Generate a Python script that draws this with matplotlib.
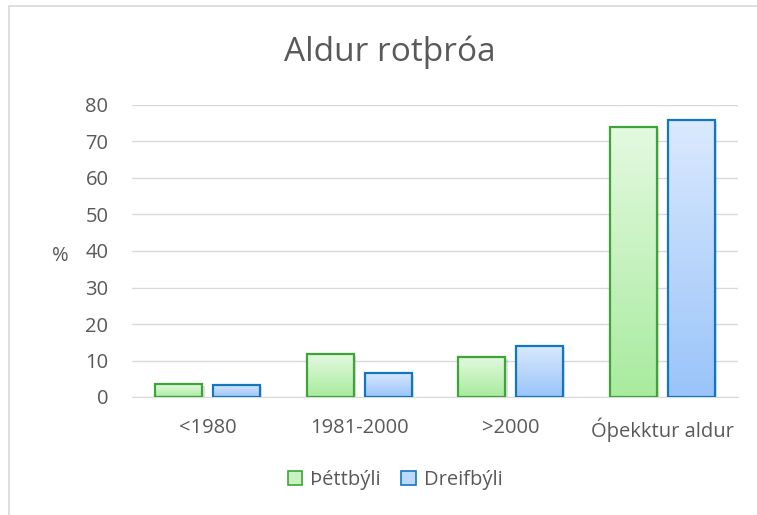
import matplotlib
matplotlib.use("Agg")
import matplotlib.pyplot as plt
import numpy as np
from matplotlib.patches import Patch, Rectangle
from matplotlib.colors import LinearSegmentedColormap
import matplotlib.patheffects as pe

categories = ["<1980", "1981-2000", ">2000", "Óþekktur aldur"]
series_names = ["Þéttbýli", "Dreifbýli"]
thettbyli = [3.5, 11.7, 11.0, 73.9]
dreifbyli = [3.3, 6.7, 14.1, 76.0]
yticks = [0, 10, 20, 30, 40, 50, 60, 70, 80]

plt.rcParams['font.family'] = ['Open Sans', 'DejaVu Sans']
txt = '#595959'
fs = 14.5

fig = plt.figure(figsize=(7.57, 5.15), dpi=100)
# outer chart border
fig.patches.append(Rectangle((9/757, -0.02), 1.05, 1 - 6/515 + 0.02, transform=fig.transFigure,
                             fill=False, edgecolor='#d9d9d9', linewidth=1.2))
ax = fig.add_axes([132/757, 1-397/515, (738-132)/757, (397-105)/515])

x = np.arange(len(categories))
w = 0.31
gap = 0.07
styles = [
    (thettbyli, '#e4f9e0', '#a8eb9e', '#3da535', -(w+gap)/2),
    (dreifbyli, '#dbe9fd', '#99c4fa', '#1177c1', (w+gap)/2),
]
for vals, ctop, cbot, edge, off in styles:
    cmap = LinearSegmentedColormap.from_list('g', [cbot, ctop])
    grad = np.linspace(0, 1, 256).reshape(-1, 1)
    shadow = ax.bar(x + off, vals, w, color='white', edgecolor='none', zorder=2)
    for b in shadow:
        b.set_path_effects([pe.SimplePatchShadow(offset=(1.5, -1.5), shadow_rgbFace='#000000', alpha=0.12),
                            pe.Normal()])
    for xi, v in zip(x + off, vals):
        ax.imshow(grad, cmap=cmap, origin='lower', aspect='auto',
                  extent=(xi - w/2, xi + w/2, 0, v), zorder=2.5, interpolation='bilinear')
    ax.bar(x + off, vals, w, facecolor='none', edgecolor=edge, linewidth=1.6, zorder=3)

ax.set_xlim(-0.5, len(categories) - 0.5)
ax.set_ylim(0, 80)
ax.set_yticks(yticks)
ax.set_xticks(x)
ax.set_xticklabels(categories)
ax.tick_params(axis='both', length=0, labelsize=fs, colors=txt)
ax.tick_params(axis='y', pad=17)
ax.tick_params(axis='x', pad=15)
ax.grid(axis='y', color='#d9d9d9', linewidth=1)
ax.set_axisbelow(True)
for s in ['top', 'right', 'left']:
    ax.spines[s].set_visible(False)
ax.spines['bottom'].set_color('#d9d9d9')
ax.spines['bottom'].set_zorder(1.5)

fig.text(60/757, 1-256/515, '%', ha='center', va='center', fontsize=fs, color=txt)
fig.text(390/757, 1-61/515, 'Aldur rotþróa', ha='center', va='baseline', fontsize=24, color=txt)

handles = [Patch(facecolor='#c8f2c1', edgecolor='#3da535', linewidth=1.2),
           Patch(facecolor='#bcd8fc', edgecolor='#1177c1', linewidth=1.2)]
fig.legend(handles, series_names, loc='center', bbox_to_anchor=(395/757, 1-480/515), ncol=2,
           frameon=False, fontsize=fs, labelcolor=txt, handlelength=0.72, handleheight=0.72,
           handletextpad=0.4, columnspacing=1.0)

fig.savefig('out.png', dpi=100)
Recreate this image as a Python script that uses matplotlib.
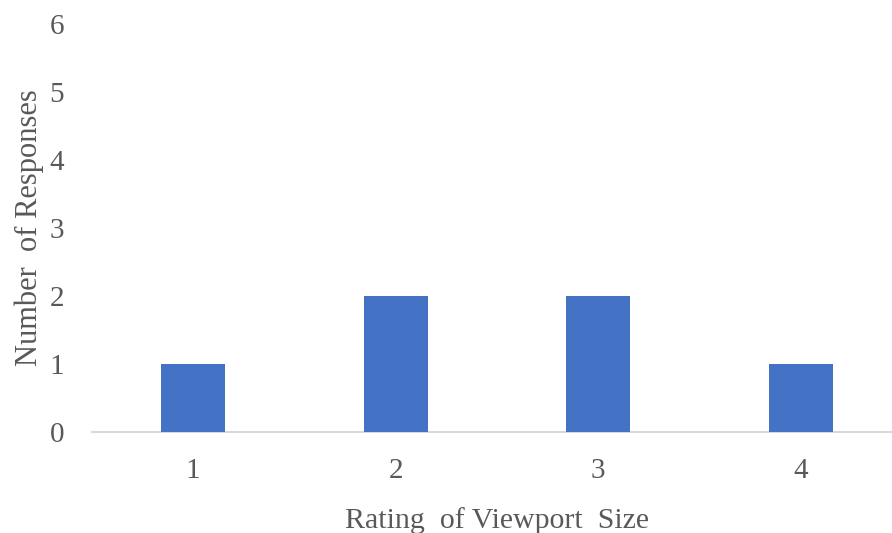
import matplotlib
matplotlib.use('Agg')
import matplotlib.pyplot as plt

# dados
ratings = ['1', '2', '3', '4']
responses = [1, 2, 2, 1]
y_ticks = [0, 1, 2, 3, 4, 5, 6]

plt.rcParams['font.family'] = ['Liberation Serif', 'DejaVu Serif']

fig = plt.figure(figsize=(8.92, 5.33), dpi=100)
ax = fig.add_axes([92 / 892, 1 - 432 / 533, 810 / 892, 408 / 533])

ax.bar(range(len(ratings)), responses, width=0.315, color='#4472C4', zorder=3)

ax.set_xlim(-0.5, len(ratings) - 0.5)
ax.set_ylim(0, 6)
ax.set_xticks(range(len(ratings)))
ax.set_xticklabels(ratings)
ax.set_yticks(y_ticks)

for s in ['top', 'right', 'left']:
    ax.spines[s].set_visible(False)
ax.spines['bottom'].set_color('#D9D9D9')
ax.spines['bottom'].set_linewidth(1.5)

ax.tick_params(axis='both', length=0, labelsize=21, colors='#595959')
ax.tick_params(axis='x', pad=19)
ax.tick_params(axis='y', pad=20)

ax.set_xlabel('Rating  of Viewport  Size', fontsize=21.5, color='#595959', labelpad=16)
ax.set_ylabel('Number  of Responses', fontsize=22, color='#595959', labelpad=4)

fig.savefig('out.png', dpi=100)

* _EXERCISE_
Omitting all pictures, restate exactly the lines of the material from its start through the line that contains "import matplotlib.patheffects as pe".

* _RESPONSE BELOW_
Generate a Python script that draws this with matplotlib.
import matplotlib
matplotlib.use("Agg")
import matplotlib.pyplot as plt
import numpy as np
from matplotlib.patches import Patch, Rectangle
from matplotlib.colors import LinearSegmentedColormap
import matplotlib.patheffects as pe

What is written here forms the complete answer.